La joie sauvage de la veuve-blanche s'entendait dans sa voix. Être rassurante n'était définitivement pas la priorité des servantes de la Passeuse.
Aldea enfourna la cuillère et engloutit la mixture insipide.
Rien.
— Vous êtes sûre que ça march...
Elle sombra dans l'inconscience.
L'odeur acide presque familière agressa les sinus d'Aldea. Elle prit une longue inspiration et cligna des paupières pour chasser le flou. La veuve-blanche rivait sur elle son regard de glace à travers les orifices de son masque. La jeune reine esquissa un sourire. Elle avait survécu. La Niveleuse avait donc bel et bien foi en elle.
Dans la pénombre laiteuse de la nuit, un oiseau empaillé se balançait au dessus de la couchette. Le cœur d'Aldea rata un battement.
— Non... pas le navire... je... vous deviez, balbutia-t-elle la gorge sèche.
La vieille sorcière l'ignora pour se tourner vers une haute silhouette dans son dos. L'inconnu avança d'un pas. La faible lueur de la vitre illumina son armure de plaques et son heaume à tête de louve hurlante. Un soldat de l'étage des Lames. Le soulagement doucha l'angoisse d'être encore chez le capitaine fou. La veuve-blanche avait prévenu la garde. Tout allait rentrer dans l'ordre.
— Vous voyez, dit la sorcière, elle est en parfait...
Sa phrase s'acheva sur un gargouillis. La pointe d'une épée lui transperçait la nuque de part en part. Une gerbe de sang gicla de la plaie béante lorsque Le soldat arracha sa lame d'un coup sec.

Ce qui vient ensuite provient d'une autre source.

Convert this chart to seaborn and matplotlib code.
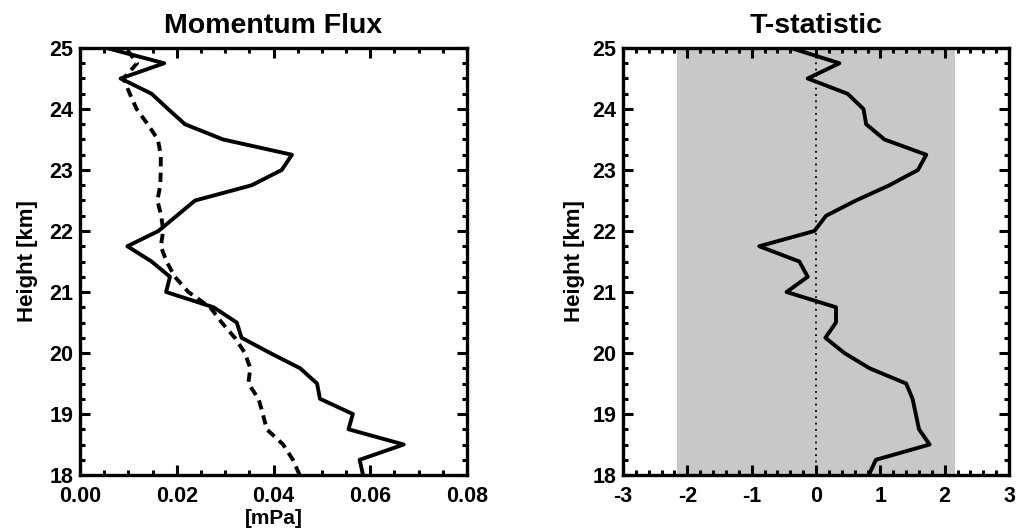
import numpy as np
import pandas as pd
import matplotlib
matplotlib.use("Agg")
import matplotlib.pyplot as plt
import seaborn as sns
from matplotlib.ticker import MultipleLocator, FormatStrFormatter

# ---- data (heights in km, from bottom 18.0 to top 25.0 every 0.25 km) ----
height = [18.0, 18.25, 18.5, 18.75, 19.0, 19.25, 19.5, 19.75, 20.0, 20.25,
          20.5, 20.75, 21.0, 21.25, 21.5, 21.75, 22.0, 22.25, 22.5, 22.75,
          23.0, 23.25, 23.5, 23.75, 24.0, 24.25, 24.5, 24.75, 25.0]

flux_solid = [0.0585, 0.0578, 0.0669, 0.0555, 0.0564, 0.0496, 0.0490, 0.0455, 0.0393, 0.0334,
              0.0324, 0.0276, 0.0178, 0.0186, 0.0148, 0.0098, 0.0162, 0.0200, 0.0238, 0.0355,
              0.0417, 0.0438, 0.0296, 0.0217, 0.0182, 0.0148, 0.0084, 0.0174, 0.0055]

flux_dashed = [0.0454, 0.0440, 0.0420, 0.0386, 0.0378, 0.0369, 0.0348, 0.0352, 0.0341, 0.0320,
               0.0293, 0.0269, 0.0224, 0.0196, 0.0179, 0.0167, 0.0172, 0.0168, 0.0160, 0.0166,
               0.0167, 0.0167, 0.0161, 0.0140, 0.0117, 0.0103, 0.0090, 0.0118, 0.0095]

tstat = [0.82, 0.93, 1.765, 1.60, 1.55, 1.50, 1.40, 0.83, 0.44, 0.145,
         0.31, 0.31, -0.458, -0.13, -0.26, -0.883, -0.026, 0.156, 0.62, 1.14,
         1.583, 1.713, 1.064, 0.779, 0.737, 0.49, -0.13, 0.363, -0.39]

t_crit = 2.16

left_xticks = [0.00, 0.02, 0.04, 0.06, 0.08]
right_xticks = [-3, -2, -1, 0, 1, 2, 3]
yticks = [18, 19, 20, 21, 22, 23, 24, 25]

df = pd.DataFrame({"height": height, "solid": flux_solid,
                   "dashed": flux_dashed, "t": tstat})

sns.set_theme(style="white")
plt.rcParams['font.family'] = ['Liberation Sans', 'DejaVu Sans']
plt.rcParams['font.weight'] = 'bold'
plt.rcParams['axes.unicode_minus'] = False
for k in ('text.color', 'axes.labelcolor', 'xtick.color', 'ytick.color'):
    plt.rcParams[k] = 'black'

fig = plt.figure(figsize=(10.16, 5.32), dpi=100)
ax1 = fig.add_axes([0.0787, 0.1071, 0.381, 0.8027])
ax2 = fig.add_axes([0.6132, 0.1071, 0.380, 0.8027])

lw = 2.8
sns.lineplot(data=df, x="solid", y="height", sort=False, estimator=None,
             color="black", lw=lw, ax=ax1)
sns.lineplot(data=df, x="dashed", y="height", sort=False, estimator=None,
             color="black", lw=lw, ax=ax1, linestyle=(0, (2.4, 1.6)))

ax2.axvspan(-t_crit, t_crit, color="#c8c8c8", lw=0, zorder=0)
ax2.axvline(0, color="black", lw=1.3, ls=(0, (1, 2.5)), zorder=1)
sns.lineplot(data=df, x="t", y="height", sort=False, estimator=None,
             color="black", lw=lw, ax=ax2, zorder=3)

tick_fs = 15.5
for ax, xt, xmin in ((ax1, left_xticks, 0.005), (ax2, right_xticks, 0.2)):
    ax.set_ylim(18, 25)
    ax.set_xlim(xt[0], xt[-1])
    ax.set_xticks(xt)
    ax.set_yticks(yticks)
    ax.xaxis.set_minor_locator(MultipleLocator(xmin))
    ax.yaxis.set_minor_locator(MultipleLocator(0.25))
    ax.tick_params(which="both", direction="in", top=True, right=True,
                   bottom=True, left=True, color="black")
    ax.tick_params(which="major", length=7, width=2.2, labelsize=tick_fs)
    ax.tick_params(axis="x", which="major", pad=8)
    ax.tick_params(axis="y", which="major", pad=5)
    ax.tick_params(which="minor", length=3.5, width=2.2)
    for sp in ax.spines.values():
        sp.set_linewidth(2.4)
        sp.set_color("black")
    for lab in ax.get_xticklabels() + ax.get_yticklabels():
        lab.set_fontweight("bold")
    ax.grid(False)

ax1.set_ylabel("Height [km]", fontsize=16, fontweight="bold", labelpad=8)
ax2.set_ylabel("Height [km]", fontsize=16, fontweight="bold", labelpad=5)
ax1.xaxis.set_major_formatter(FormatStrFormatter("%.2f"))
ax1.set_xlabel("[mPa]", fontsize=15, fontweight="bold", labelpad=1)
ax2.set_xlabel("")
ax1.set_title("Momentum Flux", fontsize=20.5, fontweight="bold", pad=11)
ax2.set_title("T-statistic", fontsize=20.5, fontweight="bold", pad=11)

fig.savefig("out.png", dpi=100)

La veuve-blanche s'effondra sans un cri.
La bouche ouverte sur un hurlement muet, Aldea sentit son cerveau se tétaniser. Glacée par la brutalité de ce meurtre, elle ne pouvait détacher son regard de celui vide derrière le masque devenu écarlate.
Le garde s'avança. Le sang qui s'écoulait le long du fil de son épée gouttait au sol en un décompte morbide. Aldea se ratatina contre le mur dans son dos. Elle tremblait de tous ses membres, acculée comme un vulgaire gibier.

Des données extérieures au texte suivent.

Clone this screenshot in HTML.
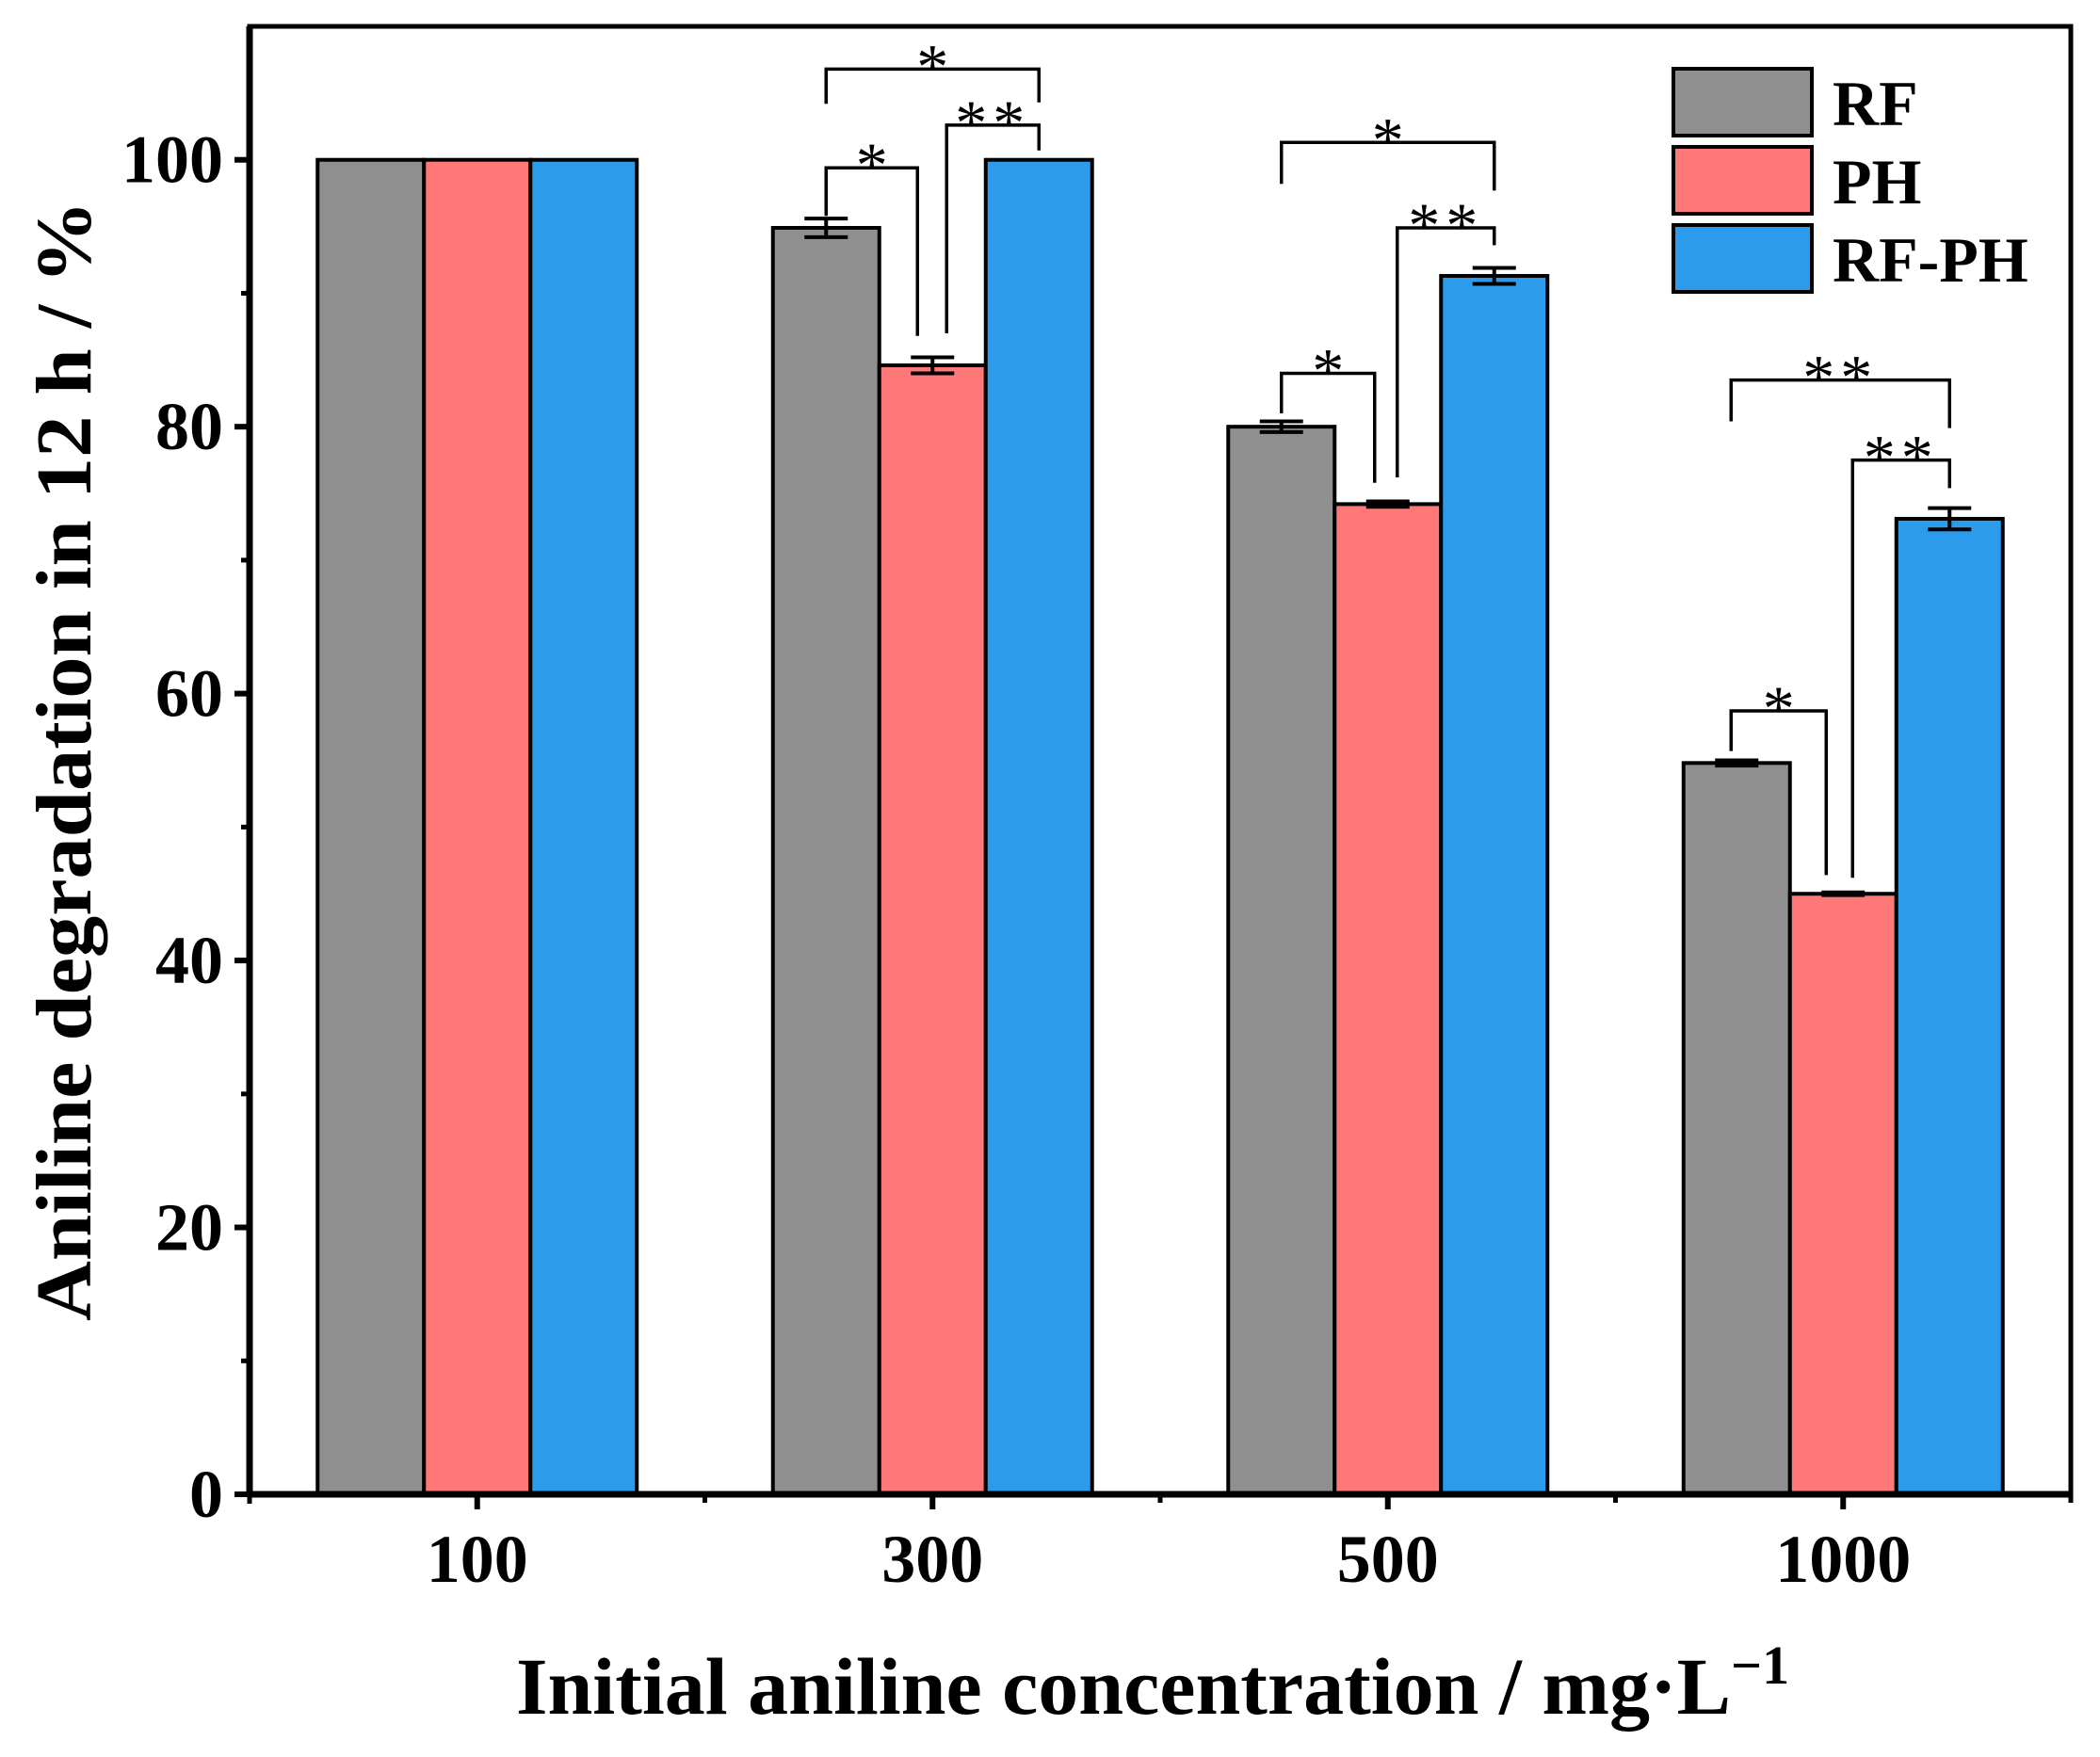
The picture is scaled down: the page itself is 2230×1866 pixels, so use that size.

L'immense garde essuya son arme contre la cape de pluie de la sorcière avant de la ranger dans son fourreau. Ses gestes étaient mécaniques, sans plus d'émotion qu'un boucher préparant une livrée de jambon. Ceci fait, il se tourna vers la couchette, frappa du gantelet contre son plastron et mit genou à terre.
— Navré que vous ayez dû assister à ce triste spectacle, ma reine.